Behind the clouds: how RelEng do Firefox builds on AWS

RelEng have been expanding our usage of Amazon's AWS over the past few months as the development pace of the B2G project increases. In October we began moving builds off of Mozilla-only infrastructure and into a hybrid model where some jobs are done in Mozilla's infra, and others are done in Amazon. Since October we've expanded into 3 amazon regions, and now have nearly 300 build machines in Amazon. Within each AWS region we've distributed our load across 3 availability zones.

That's great! But how does it work?

Behind the scenes, we've written quite a bit of code to manage our new AWS infrastructure. This code is in our cloud-tools repo (github|hg.m.o) and uses the excellent boto library extensively.

The two work horses in there are aws_watch_pending and aws_stop_idle. aws_stop_idle's job is pretty easy, it goes around looking at EC2 instances that are idle and shuts them off safely. If an EC2 slave hasn't done any work in more than 10 minutes, it is shut down.

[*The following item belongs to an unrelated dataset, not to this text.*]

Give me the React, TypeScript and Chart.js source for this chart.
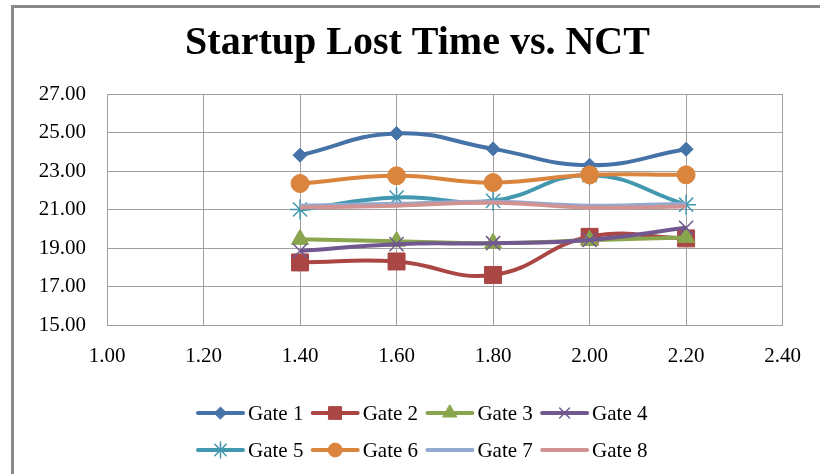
import React, { useEffect, useRef } from 'react';
import { Chart, registerables } from 'chart.js';
import { drawPoint } from 'chart.js/helpers';

Chart.register(...registerables);

// NCT values on the x axis
const nct = [1.4, 1.6, 1.8, 2.0, 2.2];

const gateNames = ['Gate 1', 'Gate 2', 'Gate 3', 'Gate 4', 'Gate 5', 'Gate 6', 'Gate 7', 'Gate 8'];

// Startup lost time (s) per gate
const gate1 = [23.82, 24.95, 24.15, 23.3, 24.13];
const gate2 = [18.25, 18.3, 17.6, 19.58, 19.5];
const gate3 = [19.45, 19.35, 19.25, 19.4, 19.55];
const gate4 = [18.85, 19.2, 19.25, 19.42, 20.05];
const gate5 = [21.0, 21.62, 21.45, 22.78, 21.25];
const gate6 = [22.35, 22.75, 22.4, 22.8, 22.8];
const gate7 = [21.2, 21.3, 21.4, 21.2, 21.3];
const gate8 = [21.1, 21.2, 21.35, 21.1, 21.15];

const xTicks = [1.0, 1.2, 1.4, 1.6, 1.8, 2.0, 2.2, 2.4];
const yTicks = [15, 17, 19, 21, 23, 25, 27];

const titleText = 'Startup Lost Time vs. NCT';

const series = [gate1, gate2, gate3, gate4, gate5, gate6, gate7, gate8];
const colors = ['#4572A7', '#AA4643', '#89A54E', '#71588F', '#4198AF', '#DB843D', '#93A9CF', '#D19392'];
const styles: any[] = ['rectRot', 'rect', 'triangle', 'crossRot', 'star', 'circle', 'circle', 'circle'];
const radii = [7, 12, 10, 10, 10, 9, 0, 0];
const legendRadii = [6, 9, 8, 7, 8, 7, 0, 0];

const FONT = "'Liberation Serif', 'Times New Roman', serif";

// Bold heading centred over the chart frame
const heading = {
  id: 'heading',
  afterDraw(chart: any) {
    const ctx = chart.ctx;
    ctx.save();
    ctx.fillStyle = '#000';
    ctx.font = `bold 40px ${FONT}`;
    ctx.textAlign = 'center';
    ctx.textBaseline = 'middle';
    ctx.fillText(titleText, 417.5, 44);
    ctx.restore();
  },
};

// Two-row legend laid out on a fixed four-column grid
const gridLegend = {
  id: 'gridLegend',
  afterDraw(chart: any) {
    const ctx = chart.ctx;
    ctx.save();
    chart.data.datasets.forEach((ds: any, i: number) => {
      const col = i % 4;
      const row = Math.floor(i / 4);
      const x0 = 198 + col * 114.7;
      const y = 413 + row * 37;
      ctx.strokeStyle = ds.borderColor;
      ctx.lineWidth = 4;
      ctx.lineCap = 'round';
      ctx.beginPath();
      ctx.moveTo(x0, y);
      ctx.lineTo(x0 + 45, y);
      ctx.stroke();
      if (legendRadii[i] > 0) {
        ctx.fillStyle = ds.pointBackgroundColor;
        ctx.strokeStyle = ds.pointBorderColor;
        ctx.lineWidth = ds.pointBorderWidth;
        drawPoint(ctx, { pointStyle: ds.pointStyle, rotation: 0, radius: legendRadii[i], borderWidth: ds.pointBorderWidth }, x0 + 22.5, y);
      }
      ctx.fillStyle = '#000';
      ctx.font = `21px ${FONT}`;
      ctx.textAlign = 'left';
      ctx.textBaseline = 'middle';
      ctx.fillText(ds.label, x0 + 50, y + 1);
    });
    ctx.restore();
  },
};

export default function App() {
  const ref = useRef<HTMLCanvasElement>(null);

  useEffect(() => {
    if (!ref.current) return;
    const chart = new Chart(ref.current, {
      type: 'line',
      data: {
        datasets: series.map((vals, i) => ({
          label: gateNames[i],
          data: nct.map((x, j) => ({ x, y: vals[j] })),
          borderColor: colors[i],
          backgroundColor: colors[i],
          pointBackgroundColor: colors[i],
          pointBorderColor: colors[i],
          pointBorderWidth: i === 3 || i === 4 ? 1.5 : 1,
          pointStyle: styles[i],
          pointRadius: radii[i],
          pointHoverRadius: radii[i],
          borderWidth: 4,
          tension: 0.45,
          fill: false,
          order: series.length - i,
        })),
      },
      plugins: [heading, gridLegend],
      options: {
        responsive: false,
        animation: false,
        layout: { padding: { left: 20, right: 32, top: 94, bottom: 104 } },
        plugins: {
          legend: { display: false },
          tooltip: { enabled: false },
          title: { display: false },
        },
        scales: {
          x: {
            type: 'linear',
            min: xTicks[0],
            max: xTicks[xTicks.length - 1],
            afterBuildTicks: (scale: any) => {
              scale.ticks = xTicks.map((v) => ({ value: v }));
            },
            afterFit: (scale: any) => {
              scale.height = 45;
            },
            ticks: {
              color: '#000',
              font: { family: FONT, size: 21 },
              padding: 19,
              callback: (v: any) => Number(v).toFixed(2),
            },
            grid: { color: '#a0a0a0', lineWidth: 1, drawTicks: false },
            border: { color: '#a0a0a0', width: 1 },
          },
          y: {
            min: yTicks[0],
            max: yTicks[yTicks.length - 1],
            afterBuildTicks: (scale: any) => {
              scale.ticks = yTicks.map((v) => ({ value: v }));
            },
            afterFit: (scale: any) => {
              scale.width = 87;
            },
            ticks: {
              color: '#000',
              font: { family: FONT, size: 21 },
              padding: 21,
              callback: (v: any) => Number(v).toFixed(2),
            },
            grid: { color: '#a0a0a0', lineWidth: 1, drawTicks: false },
            border: { color: '#a0a0a0', width: 1 },
          },
        },
      },
    });
    return () => chart.destroy();
  }, []);

  return (
    <div style={{ position: 'fixed', left: 0, top: 0, width: 820, height: 474, overflow: 'hidden', background: '#fff' }}>
      <div
        style={{
          position: 'absolute',
          left: 11,
          top: 5,
          width: 900,
          height: 600,
          borderLeft: '3px solid #8a8a8a',
          borderTop: '3px solid #8a8a8a',
        }}
      />
      <canvas ref={ref} width={820} height={474} style={{ position: 'absolute', left: 0, top: 0 }} />
    </div>
  );
}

aws_watch_pending is a little more involved. Its job is to notice when there are pending jobs (like your build waiting to start!) and to resume EC2 instances. We take a few factors into account when starting up instances:

  • We wait until a pending job is more than a minute old before starting anything. This allows in-house capacity to grab the job if possible, and other EC2 slaves that are online but idle also have a chance to take it.
  • Use any reserved instances first. As our AWS load stabilizes, we've been able to purchase some reserved instances to reduce our cost. Obviously, to reduce our cost, we have to use those reservations wherever possible! The code to do this is a bit more complicated than I'd like it to be since AWS reservations are specific to individual availability zones rather than whole regions.
  • Some regions are cheaper than others, so we prefer to start instances in the cheaper regions first.
  • Start instances that were most recently running. This should give both better depend-build time, and also helps with billing slightly. Amazon bills for complete hours. So if you start one instance twice in an hour, you're charged for a single hour. If you start two instances once in the hour, you're charged for two hours.

Overall we're really happy with Amazon's services. Having APIs for nearly everything has made development really easy.

What's next?

Seeing as how test capacity is always woefully behind, we're hoping to be able to run a large number of our linux-based unittests on EC2, particularly those that don't require an accelerated graphics context.

After that? Maybe windows builds? Maybe automated regression hunting? What do you want to see?